[Start]

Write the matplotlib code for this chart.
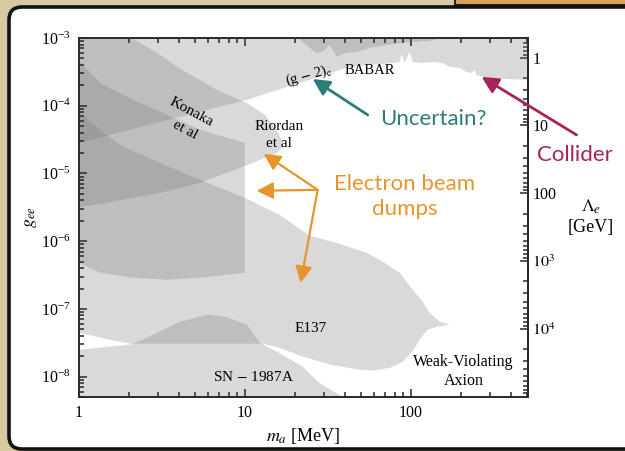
"""Axion-electron coupling limits, recreated as a slide panel."""

import matplotlib
matplotlib.use("Agg")
import matplotlib.pyplot as plt
import numpy as np
from matplotlib.patches import FancyBboxPatch, Rectangle
from matplotlib.ticker import FixedLocator, FuncFormatter, LogLocator, NullFormatter

plt.rcParams["font.family"] = ["Liberation Serif", "DejaVu Serif"]
plt.rcParams["mathtext.fontset"] = "stix"

# ---- axis ranges -------------------------------------------------------
M_RANGE = (1.0, 510.0)      # m_a [MeV]
G_RANGE = (5e-9, 1e-3)      # g_ee
M_E_GEV = 0.511e-3          # Lambda_e = m_e / g_ee  [GeV]
X_TICKS = [1, 10, 100]
LAMBDA_TICKS = [1, 10, 100, 1e3, 1e4]

# ---- exclusion regions -------------------------------------------------
# (g-2)_e : everything above this line
G2_M = [1.0, 3.08, 10.3, 21.4, 37.4, 86.0, 150.0]
G2_G = [2.83e-5, 5.77e-5, 1.22e-4, 2.17e-4, 3.37e-4, 6.22e-4, 1.0e-3]

# Konaka / Riordan type beam dump, outline from top edge round the nose
RIO_M = [2.09, 3.08, 4.0, 6.97, 10.3, 13.2, 15.2, 16.7, 16.9, 15.6, 13.2,
         11.2, 8.12, 5.36, 3.08, 2.12, 1.34, 1.0]
RIO_G = [1.0e-3, 5.61e-4, 3.61e-4, 1.65e-4, 1.10e-4, 7.31e-5, 4.71e-5,
         3.13e-5, 2.47e-5, 2.01e-5, 1.70e-5, 1.43e-5, 1.06e-5, 7.26e-6,
         5.18e-6, 4.37e-6, 3.56e-6, 3.21e-6]

# beam dump ending at 10 MeV
V_M = [1.0, 1.34, 2.12, 3.39, 5.36, 10.0]
V_UP = [4.6e-4, 2.17e-4, 1.22e-4, 7.3e-5, 4.4e-5, 2.83e-5]
V_LO = [4.8e-7, 3.42e-7, 2.88e-7, 2.7e-7, 2.88e-7, 3.42e-7]

# E137: upper edge to the nose, then lower edge back
E137_UP_M = [1.0, 1.34, 1.77, 3.08, 5.36, 10.0, 16.2, 24.6, 33.9, 54.3,
             67.8, 85.9, 102.8, 118.0, 130.0, 150.0, 172.0]
E137_UP_G = [8.11e-5, 4.40e-5, 2.64e-5, 1.43e-5, 8.05e-6, 4.37e-6, 2.45e-6,
             1.20e-6, 9.8e-7, 6.75e-7, 4.97e-7, 3.42e-7, 1.92e-7, 1.28e-7,
             8.79e-8, 6.47e-8, 5.85e-8]
E137_LO_M = [145.5, 126.6, 116.4, 104.2, 89.5, 75.8, 60.7, 48.6, 33.0, 22.4,
             16.0, 12.8, 2.03, 1.43, 1.0]
E137_LO_G = [5.46e-8, 4.93e-8, 3.89e-8, 2.50e-8, 1.66e-8, 1.36e-8, 1.23e-8,
             1.27e-8, 1.50e-8, 1.97e-8, 2.68e-8, 3.07e-8, 3.07e-8, 3.63e-8,
             4.46e-8]

# SN 1987A: everything below this edge
SN_M = [1.0, 2.03, 2.43, 4.06, 5.90, 7.58, 10.3, 12.3, 16.0, 22.4, 27.9, 38.9]
SN_G = [2.50e-8, 2.96e-8, 3.52e-8, 6.47e-8, 8.20e-8, 7.67e-8, 5.85e-8,
        3.17e-8, 2.26e-8, 1.40e-8, 8.17e-9, 5e-9]

# jagged region at the top (overlaps the (g-2) band)
TOP_M = [21.4, 22.0, 23.6, 24.6, 27.1, 29.1, 30.3, 32.5, 34.4, 35.8, 40.0,
         47.3, 56.6, 71.7, 98.6, 130.0, 150.0]
TOP_G = [1.0e-3, 9.03e-4, 7.88e-4, 7.13e-4, 6.01e-4, 6.22e-4, 6.65e-4,
         7.88e-4, 6.22e-4, 5.25e-4, 6.01e-4, 6.22e-4, 7.13e-4, 7.88e-4,
         8.73e-4, 9.03e-4, 1.0e-3]

# BABAR / collider: lower edge, region above is excluded
BABAR_M = [42.9, 56.6, 80.1, 85.9, 88.3, 92.0, 98.6, 102.8, 118.0, 135.7,
           156.0, 172.0, 197.0, 217.0, 233.0, 243.0, 250.0, 287.0, 379.0,
           507.0, 600.0]
BABAR_G = [3.73e-4, 4.00e-4, 4.28e-4, 4.43e-4, 5.81e-4, 4.28e-4, 6.22e-4,
           4.43e-4, 4.28e-4, 4.43e-4, 4.28e-4, 3.73e-4, 3.61e-4, 3.16e-4,
           3.05e-4, 3.37e-4, 2.85e-4, 2.57e-4, 2.48e-4, 2.40e-4, 2.40e-4]

ORANGE = "#E8942C"
TEAL = "#2E7C79"
CRIMSON = "#A3235A"
SHADE = dict(facecolor="#787878", alpha=0.28, linewidth=0)

fig = plt.figure(figsize=(6.25, 4.51), dpi=100, facecolor="#D7C9A2")

# slide frame behind the plot (pixel units)
bg = fig.add_axes([0, 0, 1, 1], zorder=-10)
bg.set_xlim(0, 625)
bg.set_ylim(451, 0)
bg.axis("off")
bg.add_patch(Rectangle((455, -4), 260, 9, facecolor="#DBA35A",
                       edgecolor="#222222", lw=1.5))
bg.add_patch(FancyBboxPatch((9, 7), 760, 442,
                            boxstyle="round,pad=0,rounding_size=13",
                            facecolor="white", edgecolor="#111111", lw=2.6))

ax = fig.add_axes([79 / 625, 1 - 397 / 451, 449 / 625, 359 / 451])
ax.set_xscale("log")
ax.set_yscale("log")
ax.set_xlim(*M_RANGE)
ax.set_ylim(*G_RANGE)

ax.fill_between(G2_M, G2_G, G_RANGE[1], **SHADE)
ax.fill([1.0] + RIO_M, [G_RANGE[1]] + RIO_G, **SHADE)
ax.fill_between(V_M, V_LO, V_UP, **SHADE)
ax.fill(E137_UP_M + E137_LO_M, E137_UP_G + E137_LO_G, **SHADE)
ax.fill(SN_M + [1.0], SN_G + [G_RANGE[0]], **SHADE)
ax.fill_between(TOP_M, TOP_G, G_RANGE[1], **SHADE)
g2_edge = [(m, g) for m, g in zip(G2_M, G2_G) if m > BABAR_M[0]][::-1]
ax.fill(BABAR_M + [BABAR_M[-1]] + [p[0] for p in g2_edge],
        BABAR_G + [G_RANGE[1]] + [p[1] for p in g2_edge], **SHADE)

# region labels
lab = dict(ha="center", va="center", fontsize=11)
ax.text(4.73, 8.1e-5, "Konaka", rotation=-28, rotation_mode="anchor", **lab)
ax.text(4.35, 4.4e-5, "et al", rotation=-28, rotation_mode="anchor", **lab)
ax.text(16.0, 4.86e-5, "Riordan", **lab)
ax.text(16.0, 2.74e-5, "et al", **lab)
ax.text(24.3, 2.85e-4, r"(g $-$ 2)$_{\rm e}$", rotation=15,
        rotation_mode="anchor", ha="center", va="center", fontsize=10.5)
ax.text(56.6, 3.26e-4, "BABAR", ha="center", va="center", fontsize=10.5)
ax.text(25.0, 5.1e-8, "E137", **lab)
ax.text(11.2, 1.0e-8, "SN $-$ 1987A", **lab)
ax.text(208, 1.66e-8, "Weak-Violating", ha="center", va="center", fontsize=11.5)
ax.text(208, 8.7e-9, "Axion", ha="center", va="center", fontsize=11.5)

# slide annotations
note = dict(ha="center", va="center", fontsize=16, family=["Lato", "DejaVu Sans"])
ax.text(138, 6.38e-5, "Uncertain?", color=TEAL, **note)
ax.text(973, 1.88e-5, "Collider", color=CRIMSON, clip_on=False, **note)
ax.text(92, 4.52e-6, "Electron beam\ndumps", color=ORANGE, linespacing=1.3, **note)

head = "-|>,head_length=0.55,head_width=0.28"
for tip in [(13.0, 1.95e-5), (11.8, 5.53e-6), (21.7, 2.43e-7)]:
    ax.annotate("", xy=tip, xytext=(27.5, 5.73e-6),
                arrowprops=dict(arrowstyle=head, color=ORANGE, lw=1.6,
                                mutation_scale=18, shrinkA=0, shrinkB=0))
ax.annotate("", xy=(25.7, 2.48e-4), xytext=(55.1, 7.31e-5),
            arrowprops=dict(arrowstyle=head, color=TEAL, lw=2.0,
                            mutation_scale=18, shrinkA=0, shrinkB=0))
ax.annotate("", xy=(268, 2.66e-4), xytext=(1000, 3.71e-5), annotation_clip=False,
            arrowprops=dict(arrowstyle=head, color=CRIMSON, lw=2.0,
                            mutation_scale=18, shrinkA=0, shrinkB=0))

# axes, ticks, labels
for s in ax.spines.values():
    s.set_color("#2a2a2a")
    s.set_linewidth(1.4)
ax.xaxis.set_major_locator(FixedLocator(X_TICKS))
ax.xaxis.set_major_formatter(FuncFormatter(lambda v, _: f"{v:g}"))
ax.xaxis.set_minor_locator(LogLocator(base=10, subs=np.arange(2, 10)))
ax.xaxis.set_minor_formatter(NullFormatter())
ax.yaxis.set_minor_locator(LogLocator(base=10, subs=np.arange(2, 10), numticks=20))
ax.yaxis.set_minor_formatter(NullFormatter())
ax.tick_params(which="both", direction="in", top=True, right=False,
               labelsize=11.5, color="#2a2a2a", width=1.1, pad=6)
ax.tick_params(which="major", length=6)
ax.tick_params(which="minor", length=3.5)
ax.set_xlabel(r"$m_a$ [MeV]", fontsize=13)
ax.xaxis.set_label_coords(0.5, -0.08)
ax.set_ylabel(r"$g_{ee}$", fontsize=13)
ax.yaxis.set_label_coords(-0.088, 0.5)

with np.errstate(divide="ignore"):
    sec = ax.secondary_yaxis("right", functions=(lambda g: M_E_GEV / g,
                                                 lambda lam: M_E_GEV / lam))
sec.yaxis.set_major_locator(FixedLocator(LAMBDA_TICKS))
sec.yaxis.set_major_formatter(FuncFormatter(
    lambda v, _: f"{v:g}" if v <= 100 else rf"$10^{{{int(round(np.log10(v)))}}}$"))
sec.yaxis.set_minor_locator(LogLocator(base=10, subs=np.arange(2, 10), numticks=20))
sec.yaxis.set_minor_formatter(NullFormatter())
sec.tick_params(which="both", direction="in", labelsize=11.5,
                color="#2a2a2a", width=1.1, pad=3)
sec.tick_params(which="major", length=6)
sec.tick_params(which="minor", length=3.5)
sec.spines["right"].set_color("#2a2a2a")
sec.spines["right"].set_linewidth(1.4)
fig.text(591 / 625, 1 - 217 / 451, "$\\Lambda_e$\n[GeV]", ha="center",
         va="center", fontsize=13, linespacing=1.2)

fig.savefig("out.png", dpi=100, facecolor=fig.get_facecolor())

[End]

→ Aim of the exercise: Each line from the top of the material through the line containing "3.37e-4, 6.22e-4, 1.0e-3]" should be reproduced exactly; please drop any images.

→ Answer to the exercise:
Write the matplotlib code for this chart.
"""Axion-electron coupling limits, recreated as a slide panel."""

import matplotlib
matplotlib.use("Agg")
import matplotlib.pyplot as plt
import numpy as np
from matplotlib.patches import FancyBboxPatch, Rectangle
from matplotlib.ticker import FixedLocator, FuncFormatter, LogLocator, NullFormatter

plt.rcParams["font.family"] = ["Liberation Serif", "DejaVu Serif"]
plt.rcParams["mathtext.fontset"] = "stix"

# ---- axis ranges -------------------------------------------------------
M_RANGE = (1.0, 510.0)      # m_a [MeV]
G_RANGE = (5e-9, 1e-3)      # g_ee
M_E_GEV = 0.511e-3          # Lambda_e = m_e / g_ee  [GeV]
X_TICKS = [1, 10, 100]
LAMBDA_TICKS = [1, 10, 100, 1e3, 1e4]

# ---- exclusion regions -------------------------------------------------
# (g-2)_e : everything above this line
G2_M = [1.0, 3.08, 10.3, 21.4, 37.4, 86.0, 150.0]
G2_G = [2.83e-5, 5.77e-5, 1.22e-4, 2.17e-4, 3.37e-4, 6.22e-4, 1.0e-3]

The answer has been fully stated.